▸ **Information provided**

———

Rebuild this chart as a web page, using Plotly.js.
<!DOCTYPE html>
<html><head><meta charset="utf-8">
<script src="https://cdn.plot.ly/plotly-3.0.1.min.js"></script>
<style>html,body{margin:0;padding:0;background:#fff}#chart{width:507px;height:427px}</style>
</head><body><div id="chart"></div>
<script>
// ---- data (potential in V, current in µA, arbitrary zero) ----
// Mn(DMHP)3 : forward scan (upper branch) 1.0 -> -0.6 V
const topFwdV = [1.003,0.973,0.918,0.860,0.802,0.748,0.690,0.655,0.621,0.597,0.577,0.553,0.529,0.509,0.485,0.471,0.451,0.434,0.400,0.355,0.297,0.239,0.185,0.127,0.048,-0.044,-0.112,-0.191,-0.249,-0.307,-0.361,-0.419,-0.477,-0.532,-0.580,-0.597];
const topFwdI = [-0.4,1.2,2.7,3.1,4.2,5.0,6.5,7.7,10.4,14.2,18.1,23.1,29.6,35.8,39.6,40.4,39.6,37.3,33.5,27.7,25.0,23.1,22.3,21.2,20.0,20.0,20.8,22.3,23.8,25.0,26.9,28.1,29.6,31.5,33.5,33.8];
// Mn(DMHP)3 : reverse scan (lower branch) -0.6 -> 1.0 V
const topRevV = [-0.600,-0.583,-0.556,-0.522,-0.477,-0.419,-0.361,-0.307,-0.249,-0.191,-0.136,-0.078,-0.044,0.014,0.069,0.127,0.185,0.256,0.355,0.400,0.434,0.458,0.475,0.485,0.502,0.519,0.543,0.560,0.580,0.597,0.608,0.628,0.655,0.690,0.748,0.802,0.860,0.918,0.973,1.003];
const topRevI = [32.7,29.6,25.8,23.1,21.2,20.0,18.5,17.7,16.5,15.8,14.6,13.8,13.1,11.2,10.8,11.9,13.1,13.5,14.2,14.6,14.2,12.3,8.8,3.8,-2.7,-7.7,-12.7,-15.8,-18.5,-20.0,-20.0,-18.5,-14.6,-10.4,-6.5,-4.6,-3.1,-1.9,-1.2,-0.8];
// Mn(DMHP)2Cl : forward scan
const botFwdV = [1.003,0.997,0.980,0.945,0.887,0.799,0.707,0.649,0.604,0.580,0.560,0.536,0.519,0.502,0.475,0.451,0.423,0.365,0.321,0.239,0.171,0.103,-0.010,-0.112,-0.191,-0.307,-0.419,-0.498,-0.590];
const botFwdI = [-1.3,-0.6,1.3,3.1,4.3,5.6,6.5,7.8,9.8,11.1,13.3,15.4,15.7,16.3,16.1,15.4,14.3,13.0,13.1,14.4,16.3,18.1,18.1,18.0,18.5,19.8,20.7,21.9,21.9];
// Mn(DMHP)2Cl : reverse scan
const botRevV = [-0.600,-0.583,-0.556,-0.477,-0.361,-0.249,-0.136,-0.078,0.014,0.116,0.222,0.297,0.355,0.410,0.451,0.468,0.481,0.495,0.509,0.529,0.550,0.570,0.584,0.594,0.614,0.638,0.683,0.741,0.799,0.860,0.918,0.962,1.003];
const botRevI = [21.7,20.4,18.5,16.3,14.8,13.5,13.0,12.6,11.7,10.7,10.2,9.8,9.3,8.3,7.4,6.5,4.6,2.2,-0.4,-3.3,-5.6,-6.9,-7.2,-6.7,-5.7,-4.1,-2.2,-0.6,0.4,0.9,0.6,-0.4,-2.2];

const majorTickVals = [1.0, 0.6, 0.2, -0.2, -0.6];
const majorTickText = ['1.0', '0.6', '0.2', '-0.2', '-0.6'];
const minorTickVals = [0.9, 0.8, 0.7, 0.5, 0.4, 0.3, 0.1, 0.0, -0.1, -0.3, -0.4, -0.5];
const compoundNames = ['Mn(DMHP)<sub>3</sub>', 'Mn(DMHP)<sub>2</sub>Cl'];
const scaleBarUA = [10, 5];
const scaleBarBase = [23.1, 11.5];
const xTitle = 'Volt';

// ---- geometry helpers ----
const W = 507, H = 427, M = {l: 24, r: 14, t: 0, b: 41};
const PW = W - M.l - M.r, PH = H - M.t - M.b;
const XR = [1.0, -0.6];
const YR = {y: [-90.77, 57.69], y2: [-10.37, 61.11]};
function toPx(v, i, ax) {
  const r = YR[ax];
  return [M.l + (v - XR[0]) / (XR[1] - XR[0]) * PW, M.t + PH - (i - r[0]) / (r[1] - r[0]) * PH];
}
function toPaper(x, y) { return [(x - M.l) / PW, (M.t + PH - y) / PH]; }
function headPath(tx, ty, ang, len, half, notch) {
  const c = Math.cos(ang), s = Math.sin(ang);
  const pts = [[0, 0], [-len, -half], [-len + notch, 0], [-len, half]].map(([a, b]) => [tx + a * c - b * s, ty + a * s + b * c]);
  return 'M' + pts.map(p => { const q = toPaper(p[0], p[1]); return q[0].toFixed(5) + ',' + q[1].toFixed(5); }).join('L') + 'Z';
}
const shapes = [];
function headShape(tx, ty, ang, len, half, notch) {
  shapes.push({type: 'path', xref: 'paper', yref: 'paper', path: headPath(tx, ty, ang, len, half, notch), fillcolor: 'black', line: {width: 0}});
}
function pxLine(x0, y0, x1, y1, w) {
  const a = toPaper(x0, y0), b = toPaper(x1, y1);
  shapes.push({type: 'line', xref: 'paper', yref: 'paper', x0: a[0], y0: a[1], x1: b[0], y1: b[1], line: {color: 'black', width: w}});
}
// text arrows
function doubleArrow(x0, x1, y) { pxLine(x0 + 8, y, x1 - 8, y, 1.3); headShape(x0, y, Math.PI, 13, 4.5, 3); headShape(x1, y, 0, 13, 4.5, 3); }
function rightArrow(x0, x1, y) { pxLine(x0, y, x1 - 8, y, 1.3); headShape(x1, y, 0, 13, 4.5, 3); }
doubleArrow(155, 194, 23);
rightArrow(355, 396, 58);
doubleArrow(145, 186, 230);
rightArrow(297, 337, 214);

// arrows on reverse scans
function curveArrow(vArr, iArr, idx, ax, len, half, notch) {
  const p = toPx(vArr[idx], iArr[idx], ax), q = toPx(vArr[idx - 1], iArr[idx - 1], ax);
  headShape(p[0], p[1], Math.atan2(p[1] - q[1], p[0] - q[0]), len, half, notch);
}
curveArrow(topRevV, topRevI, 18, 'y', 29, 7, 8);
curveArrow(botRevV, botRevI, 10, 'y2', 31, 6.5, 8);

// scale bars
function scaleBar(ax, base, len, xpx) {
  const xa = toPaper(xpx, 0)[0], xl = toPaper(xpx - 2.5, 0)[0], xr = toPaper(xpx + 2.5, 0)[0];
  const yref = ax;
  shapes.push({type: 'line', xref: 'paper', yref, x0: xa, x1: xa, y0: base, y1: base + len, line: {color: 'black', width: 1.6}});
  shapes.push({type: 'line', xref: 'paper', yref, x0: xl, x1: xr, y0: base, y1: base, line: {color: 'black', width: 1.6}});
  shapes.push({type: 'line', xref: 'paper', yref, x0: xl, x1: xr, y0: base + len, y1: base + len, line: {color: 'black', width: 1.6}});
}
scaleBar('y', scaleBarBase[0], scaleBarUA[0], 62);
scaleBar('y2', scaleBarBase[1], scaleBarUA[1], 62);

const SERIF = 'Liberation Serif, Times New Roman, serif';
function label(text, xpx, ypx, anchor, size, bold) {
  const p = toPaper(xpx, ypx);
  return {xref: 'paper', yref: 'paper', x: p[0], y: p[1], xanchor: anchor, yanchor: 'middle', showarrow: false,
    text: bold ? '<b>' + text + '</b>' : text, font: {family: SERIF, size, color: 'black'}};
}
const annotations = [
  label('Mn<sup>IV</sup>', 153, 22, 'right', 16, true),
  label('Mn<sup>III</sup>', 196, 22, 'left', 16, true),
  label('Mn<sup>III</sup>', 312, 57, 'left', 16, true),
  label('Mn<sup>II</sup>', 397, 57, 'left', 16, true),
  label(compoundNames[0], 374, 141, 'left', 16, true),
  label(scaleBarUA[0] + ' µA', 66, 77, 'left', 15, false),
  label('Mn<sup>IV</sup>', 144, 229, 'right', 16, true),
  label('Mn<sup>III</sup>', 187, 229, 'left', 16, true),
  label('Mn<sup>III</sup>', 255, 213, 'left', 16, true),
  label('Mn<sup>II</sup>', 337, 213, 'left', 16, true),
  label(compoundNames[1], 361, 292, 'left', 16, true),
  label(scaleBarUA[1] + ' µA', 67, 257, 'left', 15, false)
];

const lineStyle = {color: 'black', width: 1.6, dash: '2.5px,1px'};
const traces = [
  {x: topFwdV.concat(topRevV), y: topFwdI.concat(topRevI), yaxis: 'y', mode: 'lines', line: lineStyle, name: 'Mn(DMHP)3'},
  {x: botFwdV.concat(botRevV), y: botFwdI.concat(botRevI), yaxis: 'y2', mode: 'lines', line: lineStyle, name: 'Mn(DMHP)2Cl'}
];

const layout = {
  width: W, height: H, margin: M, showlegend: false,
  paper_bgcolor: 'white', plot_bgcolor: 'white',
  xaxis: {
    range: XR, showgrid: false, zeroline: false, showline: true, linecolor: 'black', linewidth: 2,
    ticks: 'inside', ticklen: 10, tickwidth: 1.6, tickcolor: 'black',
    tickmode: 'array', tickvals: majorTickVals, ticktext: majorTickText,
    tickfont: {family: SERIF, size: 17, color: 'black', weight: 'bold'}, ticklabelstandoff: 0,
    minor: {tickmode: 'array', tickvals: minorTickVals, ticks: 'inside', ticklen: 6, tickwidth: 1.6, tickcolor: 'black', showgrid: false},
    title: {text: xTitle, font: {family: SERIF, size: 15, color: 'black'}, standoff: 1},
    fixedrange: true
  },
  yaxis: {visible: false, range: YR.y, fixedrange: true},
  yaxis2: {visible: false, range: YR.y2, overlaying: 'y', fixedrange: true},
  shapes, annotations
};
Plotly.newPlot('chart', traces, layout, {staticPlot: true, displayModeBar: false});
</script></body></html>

———

▸ **Task details**
Select every line in the material above where the string "chart" occurs, and copy it.

▸ **The answer**
Rebuild this chart as a web page, using Plotly.js.
<style>html,body{margin:0;padding:0;background:#fff}#chart{width:507px;height:427px}</style>
</head><body><div id="chart"></div>
Plotly.newPlot('chart', traces, layout, {staticPlot: true, displayModeBar: false});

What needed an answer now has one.